Privilege

When did “privilege” become a dirty word? Is privilege a blessing or a cause of shame? The more I ponder on privilege and the way the word is being used today, the more I realize that the real problem is not privilege at all – it is pride.*

I have heard the word “privilege”, especially “white privilege” being hurled at people as an insult. I have had the phrase “your privilege is showing” thrown at me, as if that somehow meant I have no social conscience. This is not how I remember this word being used.

I can recall a number of movies – you know the ones – where a group of people are facing imminent death and destruction, and one turns to the others and says something like “It has been a privilege serving with you” or even something to imply it has been a privilege being with them through a difficult time. I have heard sincere, humble mention of privileges of living in this free country, gaining an education, having a family and a home. I have felt it a privilege and an honor to be in the presence of certain people.

The definition of privilege implies that there are certain rights, advantages or opportunities afforded to some while denied to others. It refers to something additional or special that was unexpected and unearned. I have always thought of it as associated with a sense that it is undeserved and therefore accompanied by gratitude. A privilege, when considered a blessing, recognizes the source of the privilege as divine. Can I express appreciation for my good health, education and somewhat prosperous circumstances without being put into a category with the rich and powerful or intolerant bigots? Can such an expression be consistent with understanding and concern that others do not have the same opportunities or blessings? Can one be privileged and also be humble and grateful and compassionate?

Does the understood source of privilege make a difference? Too often we look at privileges as being granted, bestowed, or denied by government or society as a whole based on certain characteristics or conditions, creating groups of “haves” and “have nots”. This thinking raises questions about what is fair. Privilege is not fair. By definition is involves some receiving what others do not – that’s what makes it privilege. One may be justified in pointing out some unfairness of life, but is it fair or even necessary to blame that unfairness on those who may be the recipients of undeserved and unsought privileges?

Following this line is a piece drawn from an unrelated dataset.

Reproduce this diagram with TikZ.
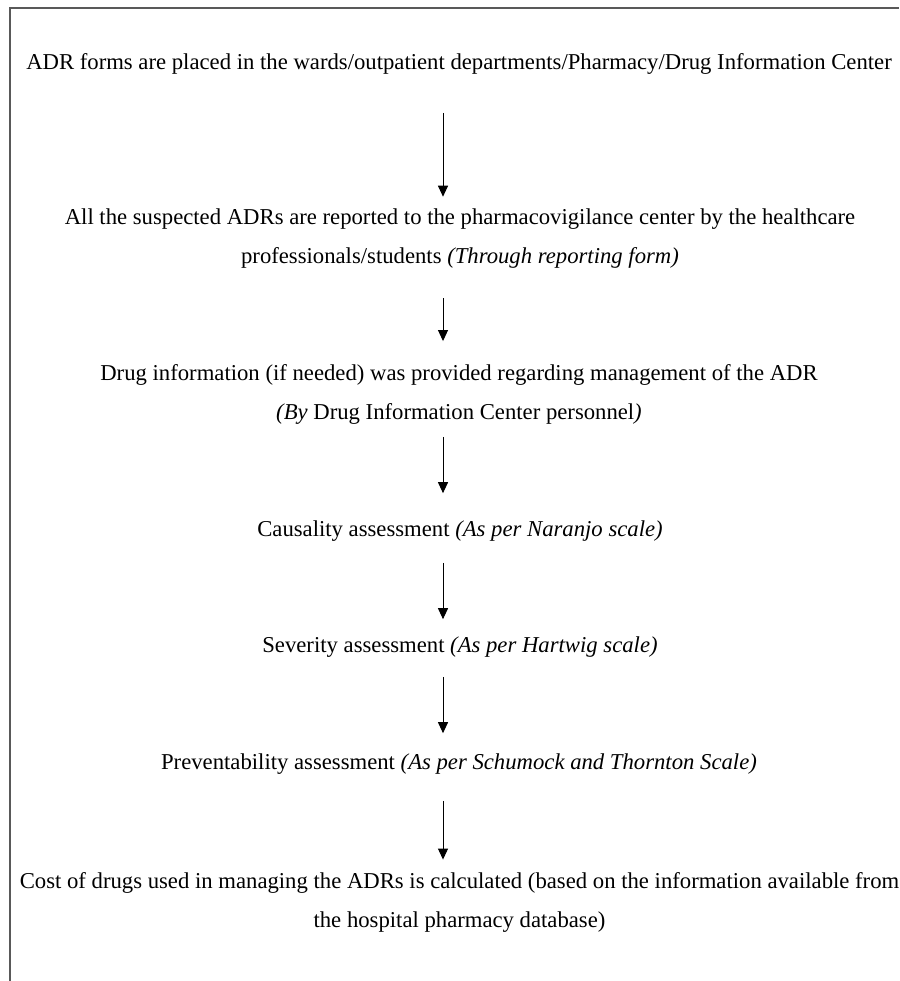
\documentclass[tikz,border=0pt]{standalone}
\usepackage{fontspec}
\setmainfont{Liberation Serif}
\usetikzlibrary{arrows.meta}

\begin{document}
\begin{tikzpicture}[x=1pt, y=-1pt, >={Triangle[length=11pt,width=10pt]}, line width=1pt]
	     %
             \tikzset{stage/.style={inner sep=0pt, align=center, font=\fontsize{22.7}{39}\selectfont}}
             \useasboundingbox (0,0) rectangle (899,981);
             \draw[black!65, line width=1.5pt] (10,981) -- (10,8) -- (899,8);
             %
             \node[stage] (forms) at (459,64) {ADR forms are placed in the wards/outpatient departments/Pharmacy/Drug Information Center};
             \node[stage] (report) at (460,239) {All the suspected ADRs are reported to the pharmacovigilance center by the healthcare\\ professionals/students \textit{(Through reporting form)}};
             \node[stage] (info) at (459,394.5) {Drug information (if needed) was provided regarding management of the ADR\\ \textit{(By} Drug Information Center personnel\textit{)}};
             \node[stage] (causal) at (460,531) {Causality assessment \textit{(As per Naranjo scale)}};
             \node[stage] (sever) at (460,647) {Severity assessment \textit{(As per Hartwig scale)}};
             \node[stage] (prevent) at (459,764) {Preventability assessment \textit{(As per Schumock and Thornton Scale)}};
             \node[stage] (cost) at (459.5,902) {Cost of drugs used in managing the ADRs is calculated (based on the information available from\\ the hospital pharmacy database)};
             %
             \path[->] ([xshift=-16pt]forms.south) edge[shorten <=38pt, shorten >=12pt] ([xshift=-17pt]report.north);
             \path[->] ([xshift=-17pt]report.south) edge[shorten <=29pt, shorten >=23pt] ([xshift=-16pt]info.north);
             \path[->] ([xshift=-16pt]info.south) edge[shorten <=12pt, shorten >=27pt] ([xshift=-17pt]causal.north);
             \path[->] ([xshift=-17pt]causal.south) edge[shorten <=21pt, shorten >=17pt] ([xshift=-17pt]sever.north);
             \path[->] ([xshift=-17pt]sever.south) edge[shorten <=19pt, shorten >=20pt] ([xshift=-16pt]prevent.north);
             \path[->] ([xshift=-16pt]prevent.south) edge[shorten <=26pt, shorten >=12pt] ([xshift=-16.5pt]cost.north);
          \end{tikzpicture}
\end{document}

Privilege is often used to describe those who are successful, but success cannot be solely attributed to privilege. One may be privileged to have opportunities others may not have, but individual choice and effort make the difference and can not be discounted. Those who are privileged, successful and also wise realize that an obligation to serve and give back accompanies privilege. “Where much is given, much is required.” (See Luke 12:48)

The problem with privilege comes when we forget the “undeserved” part of it, when some come to feel that they do deserve their advantages because they are somehow better than others. This is more an issue of pride than privilege. Pride is what gives us the feeling that we are better and that those who lack what we have are somehow inferior. Add to that the idea that such advantages in one area, such as monetary, also entitle one to greater privileges, such as power and influence. This also is pride. Forgetting that others may lack many things one takes for granted can also lead to pride.

Pride is not limited to the privileged, however. Those who consider themselves the “underprivileged” but constantly point out the unfairness of it, are also suffering from pride. Pride is manifest in those who are not privileged when they envy what others have. What follows is a feeling that one should be entitled to all that others have, that they are just as deserving of privilege. If privilege is undeserved, then why the feeling of entitlement? Does seeing government as the granter of privilege, encourage this sense of entitlement to all things that anyone may have?

Is privilege only a bad thing when it is about something I do not have? If we were all to list our privileges we would probably come up with very different lists, especially if privileges are things people consider blessings for which they are grateful. Those same people could also make a long list of problems and challenges in their lives. Some with wealth suffer from physical or mental health problems. Does this change their privilege? Some without much money may feel very privileged that they are healthy. Some wise people even come to consider significant life challenges as a blessing or privilege.

I would like to be able to express gratitude for the many privileges I enjoy, fully recognizing that these blessings come from God.

 

*I could do a word of the month on Pride, but President Ezra Taft Benson gave the most perfect discourse on pride  – “Beware of Pride” – that I have ever heard, so I would encourage all to read.